WORK REQUIRED:
From the first line of the data down to and including the line with "const pair = (xs, ys)", copy everything exactly, leaving out pictures.
┌──
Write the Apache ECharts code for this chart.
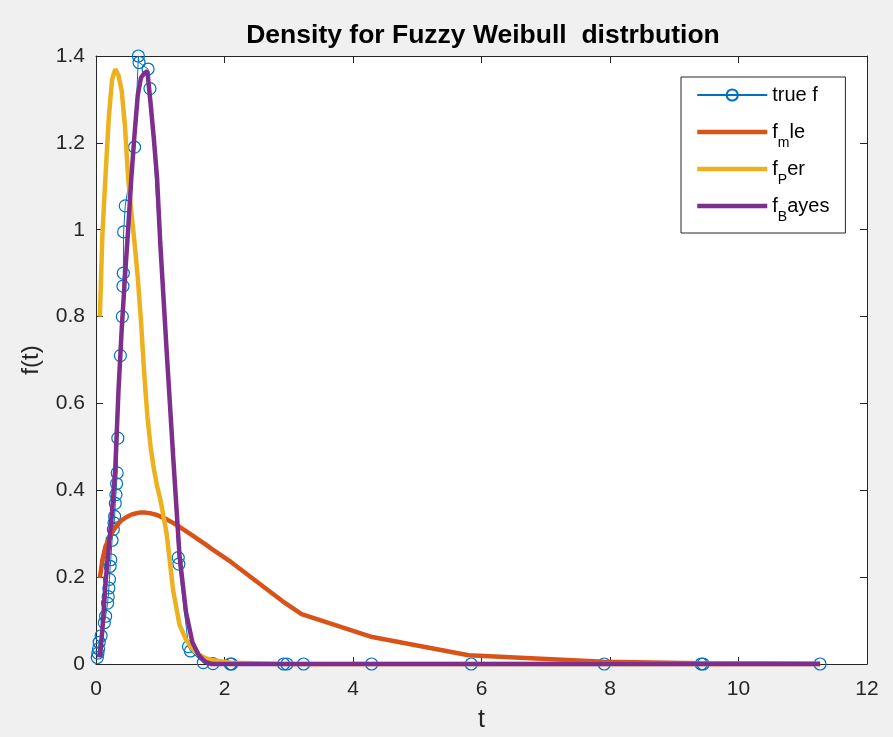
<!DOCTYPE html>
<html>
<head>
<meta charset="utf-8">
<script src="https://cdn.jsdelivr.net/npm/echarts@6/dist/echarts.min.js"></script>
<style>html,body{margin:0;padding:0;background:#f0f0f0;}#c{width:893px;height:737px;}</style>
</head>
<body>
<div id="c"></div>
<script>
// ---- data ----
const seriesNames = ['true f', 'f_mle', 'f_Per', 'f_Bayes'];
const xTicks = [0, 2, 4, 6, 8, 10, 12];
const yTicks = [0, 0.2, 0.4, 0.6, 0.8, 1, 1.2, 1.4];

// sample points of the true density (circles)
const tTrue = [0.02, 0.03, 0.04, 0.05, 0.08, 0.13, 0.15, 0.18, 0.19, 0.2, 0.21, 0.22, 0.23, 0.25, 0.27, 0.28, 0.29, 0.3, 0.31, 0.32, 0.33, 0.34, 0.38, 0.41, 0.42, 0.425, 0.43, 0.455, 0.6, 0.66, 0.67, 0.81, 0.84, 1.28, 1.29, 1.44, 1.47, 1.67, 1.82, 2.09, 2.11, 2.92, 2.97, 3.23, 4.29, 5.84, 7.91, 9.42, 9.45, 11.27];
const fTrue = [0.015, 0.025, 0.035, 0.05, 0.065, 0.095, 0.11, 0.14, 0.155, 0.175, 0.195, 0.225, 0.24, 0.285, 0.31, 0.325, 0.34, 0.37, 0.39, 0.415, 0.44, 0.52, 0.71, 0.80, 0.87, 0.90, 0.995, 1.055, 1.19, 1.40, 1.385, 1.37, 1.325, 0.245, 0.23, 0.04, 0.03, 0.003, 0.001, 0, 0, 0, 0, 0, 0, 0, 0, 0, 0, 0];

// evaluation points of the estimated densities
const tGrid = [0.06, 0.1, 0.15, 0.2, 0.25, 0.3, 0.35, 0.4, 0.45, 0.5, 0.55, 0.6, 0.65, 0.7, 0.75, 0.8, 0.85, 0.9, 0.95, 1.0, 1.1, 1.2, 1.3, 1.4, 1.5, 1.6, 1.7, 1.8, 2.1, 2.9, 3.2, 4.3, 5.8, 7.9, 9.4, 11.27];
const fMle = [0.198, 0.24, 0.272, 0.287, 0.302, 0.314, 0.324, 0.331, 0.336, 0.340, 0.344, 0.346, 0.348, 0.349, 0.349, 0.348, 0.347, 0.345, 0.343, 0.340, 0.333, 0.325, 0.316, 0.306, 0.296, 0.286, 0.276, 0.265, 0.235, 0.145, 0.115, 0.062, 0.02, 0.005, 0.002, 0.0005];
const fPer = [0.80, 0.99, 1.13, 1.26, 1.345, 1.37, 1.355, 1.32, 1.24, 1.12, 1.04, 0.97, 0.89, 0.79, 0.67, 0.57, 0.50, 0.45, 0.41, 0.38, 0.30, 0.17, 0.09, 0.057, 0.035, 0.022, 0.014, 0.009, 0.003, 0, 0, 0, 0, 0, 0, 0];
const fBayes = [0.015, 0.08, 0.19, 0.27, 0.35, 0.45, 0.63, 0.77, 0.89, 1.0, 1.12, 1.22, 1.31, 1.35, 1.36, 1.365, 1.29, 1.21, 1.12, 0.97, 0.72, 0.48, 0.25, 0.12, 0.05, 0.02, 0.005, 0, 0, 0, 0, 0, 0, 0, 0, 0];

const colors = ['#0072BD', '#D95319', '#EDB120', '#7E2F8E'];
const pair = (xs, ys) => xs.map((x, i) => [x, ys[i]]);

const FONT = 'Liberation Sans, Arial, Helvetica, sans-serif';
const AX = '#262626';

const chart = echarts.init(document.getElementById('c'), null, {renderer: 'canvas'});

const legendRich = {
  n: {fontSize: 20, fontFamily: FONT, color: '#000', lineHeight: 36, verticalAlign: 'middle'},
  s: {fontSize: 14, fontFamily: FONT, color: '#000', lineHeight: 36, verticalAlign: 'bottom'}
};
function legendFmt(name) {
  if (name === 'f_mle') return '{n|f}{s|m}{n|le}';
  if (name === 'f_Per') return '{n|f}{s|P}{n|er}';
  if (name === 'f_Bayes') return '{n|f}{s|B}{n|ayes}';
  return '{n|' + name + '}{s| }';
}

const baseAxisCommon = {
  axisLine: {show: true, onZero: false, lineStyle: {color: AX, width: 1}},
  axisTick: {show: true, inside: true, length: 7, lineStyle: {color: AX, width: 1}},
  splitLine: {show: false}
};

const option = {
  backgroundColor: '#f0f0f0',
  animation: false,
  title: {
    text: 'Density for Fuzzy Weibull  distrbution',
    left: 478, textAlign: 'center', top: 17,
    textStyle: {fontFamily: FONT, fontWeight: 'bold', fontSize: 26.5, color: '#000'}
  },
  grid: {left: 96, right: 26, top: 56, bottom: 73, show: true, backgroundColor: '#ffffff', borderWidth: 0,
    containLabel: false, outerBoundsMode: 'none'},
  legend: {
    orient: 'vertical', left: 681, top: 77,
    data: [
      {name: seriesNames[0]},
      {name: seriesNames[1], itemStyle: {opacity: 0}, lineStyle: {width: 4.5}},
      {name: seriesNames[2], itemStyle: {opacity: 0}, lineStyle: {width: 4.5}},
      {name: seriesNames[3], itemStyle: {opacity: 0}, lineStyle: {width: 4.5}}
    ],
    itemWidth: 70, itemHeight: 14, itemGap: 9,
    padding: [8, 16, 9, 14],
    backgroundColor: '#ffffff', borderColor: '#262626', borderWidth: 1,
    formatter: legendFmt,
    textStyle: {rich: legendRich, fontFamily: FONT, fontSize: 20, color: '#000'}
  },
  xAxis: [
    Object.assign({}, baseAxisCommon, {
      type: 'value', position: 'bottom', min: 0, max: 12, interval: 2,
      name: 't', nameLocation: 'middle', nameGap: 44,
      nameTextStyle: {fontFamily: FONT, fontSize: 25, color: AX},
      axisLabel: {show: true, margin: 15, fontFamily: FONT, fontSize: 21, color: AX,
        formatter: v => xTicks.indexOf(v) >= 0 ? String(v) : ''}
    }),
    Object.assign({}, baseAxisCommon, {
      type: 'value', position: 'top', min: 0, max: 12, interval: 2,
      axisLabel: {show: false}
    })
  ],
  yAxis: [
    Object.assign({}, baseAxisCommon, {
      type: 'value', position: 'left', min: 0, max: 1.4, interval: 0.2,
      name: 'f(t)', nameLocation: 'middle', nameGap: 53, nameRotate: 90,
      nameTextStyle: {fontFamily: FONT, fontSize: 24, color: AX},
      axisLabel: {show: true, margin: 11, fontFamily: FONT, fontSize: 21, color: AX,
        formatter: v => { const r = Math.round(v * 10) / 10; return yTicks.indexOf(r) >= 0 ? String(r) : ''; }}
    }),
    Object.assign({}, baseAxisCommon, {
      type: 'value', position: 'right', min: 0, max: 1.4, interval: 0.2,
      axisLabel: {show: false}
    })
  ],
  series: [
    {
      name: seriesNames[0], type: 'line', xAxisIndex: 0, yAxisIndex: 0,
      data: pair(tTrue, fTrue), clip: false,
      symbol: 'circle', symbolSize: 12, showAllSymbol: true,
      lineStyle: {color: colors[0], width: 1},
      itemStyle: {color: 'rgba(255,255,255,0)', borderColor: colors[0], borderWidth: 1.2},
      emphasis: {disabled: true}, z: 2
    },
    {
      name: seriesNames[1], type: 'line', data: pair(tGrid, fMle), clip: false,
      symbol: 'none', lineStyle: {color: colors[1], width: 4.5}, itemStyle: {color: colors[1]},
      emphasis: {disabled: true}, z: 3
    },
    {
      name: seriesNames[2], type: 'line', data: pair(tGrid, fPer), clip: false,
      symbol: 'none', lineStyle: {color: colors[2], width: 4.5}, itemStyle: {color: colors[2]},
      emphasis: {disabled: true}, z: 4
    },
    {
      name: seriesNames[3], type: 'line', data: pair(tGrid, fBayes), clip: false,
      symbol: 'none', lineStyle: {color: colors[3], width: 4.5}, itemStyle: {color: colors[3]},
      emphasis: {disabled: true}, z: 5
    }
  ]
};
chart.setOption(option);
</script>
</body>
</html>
└──
REPLY TO THE EXERCISE:
Write the Apache ECharts code for this chart.
<!DOCTYPE html>
<html>
<head>
<meta charset="utf-8">
<script src="https://cdn.jsdelivr.net/npm/echarts@6/dist/echarts.min.js"></script>
<style>html,body{margin:0;padding:0;background:#f0f0f0;}#c{width:893px;height:737px;}</style>
</head>
<body>
<div id="c"></div>
<script>
// ---- data ----
const seriesNames = ['true f', 'f_mle', 'f_Per', 'f_Bayes'];
const xTicks = [0, 2, 4, 6, 8, 10, 12];
const yTicks = [0, 0.2, 0.4, 0.6, 0.8, 1, 1.2, 1.4];

// sample points of the true density (circles)
const tTrue = [0.02, 0.03, 0.04, 0.05, 0.08, 0.13, 0.15, 0.18, 0.19, 0.2, 0.21, 0.22, 0.23, 0.25, 0.27, 0.28, 0.29, 0.3, 0.31, 0.32, 0.33, 0.34, 0.38, 0.41, 0.42, 0.425, 0.43, 0.455, 0.6, 0.66, 0.67, 0.81, 0.84, 1.28, 1.29, 1.44, 1.47, 1.67, 1.82, 2.09, 2.11, 2.92, 2.97, 3.23, 4.29, 5.84, 7.91, 9.42, 9.45, 11.27];
const fTrue = [0.015, 0.025, 0.035, 0.05, 0.065, 0.095, 0.11, 0.14, 0.155, 0.175, 0.195, 0.225, 0.24, 0.285, 0.31, 0.325, 0.34, 0.37, 0.39, 0.415, 0.44, 0.52, 0.71, 0.80, 0.87, 0.90, 0.995, 1.055, 1.19, 1.40, 1.385, 1.37, 1.325, 0.245, 0.23, 0.04, 0.03, 0.003, 0.001, 0, 0, 0, 0, 0, 0, 0, 0, 0, 0, 0];

// evaluation points of the estimated densities
const tGrid = [0.06, 0.1, 0.15, 0.2, 0.25, 0.3, 0.35, 0.4, 0.45, 0.5, 0.55, 0.6, 0.65, 0.7, 0.75, 0.8, 0.85, 0.9, 0.95, 1.0, 1.1, 1.2, 1.3, 1.4, 1.5, 1.6, 1.7, 1.8, 2.1, 2.9, 3.2, 4.3, 5.8, 7.9, 9.4, 11.27];
const fMle = [0.198, 0.24, 0.272, 0.287, 0.302, 0.314, 0.324, 0.331, 0.336, 0.340, 0.344, 0.346, 0.348, 0.349, 0.349, 0.348, 0.347, 0.345, 0.343, 0.340, 0.333, 0.325, 0.316, 0.306, 0.296, 0.286, 0.276, 0.265, 0.235, 0.145, 0.115, 0.062, 0.02, 0.005, 0.002, 0.0005];
const fPer = [0.80, 0.99, 1.13, 1.26, 1.345, 1.37, 1.355, 1.32, 1.24, 1.12, 1.04, 0.97, 0.89, 0.79, 0.67, 0.57, 0.50, 0.45, 0.41, 0.38, 0.30, 0.17, 0.09, 0.057, 0.035, 0.022, 0.014, 0.009, 0.003, 0, 0, 0, 0, 0, 0, 0];
const fBayes = [0.015, 0.08, 0.19, 0.27, 0.35, 0.45, 0.63, 0.77, 0.89, 1.0, 1.12, 1.22, 1.31, 1.35, 1.36, 1.365, 1.29, 1.21, 1.12, 0.97, 0.72, 0.48, 0.25, 0.12, 0.05, 0.02, 0.005, 0, 0, 0, 0, 0, 0, 0, 0, 0];

const colors = ['#0072BD', '#D95319', '#EDB120', '#7E2F8E'];
const pair = (xs, ys) => xs.map((x, i) => [x, ys[i]]);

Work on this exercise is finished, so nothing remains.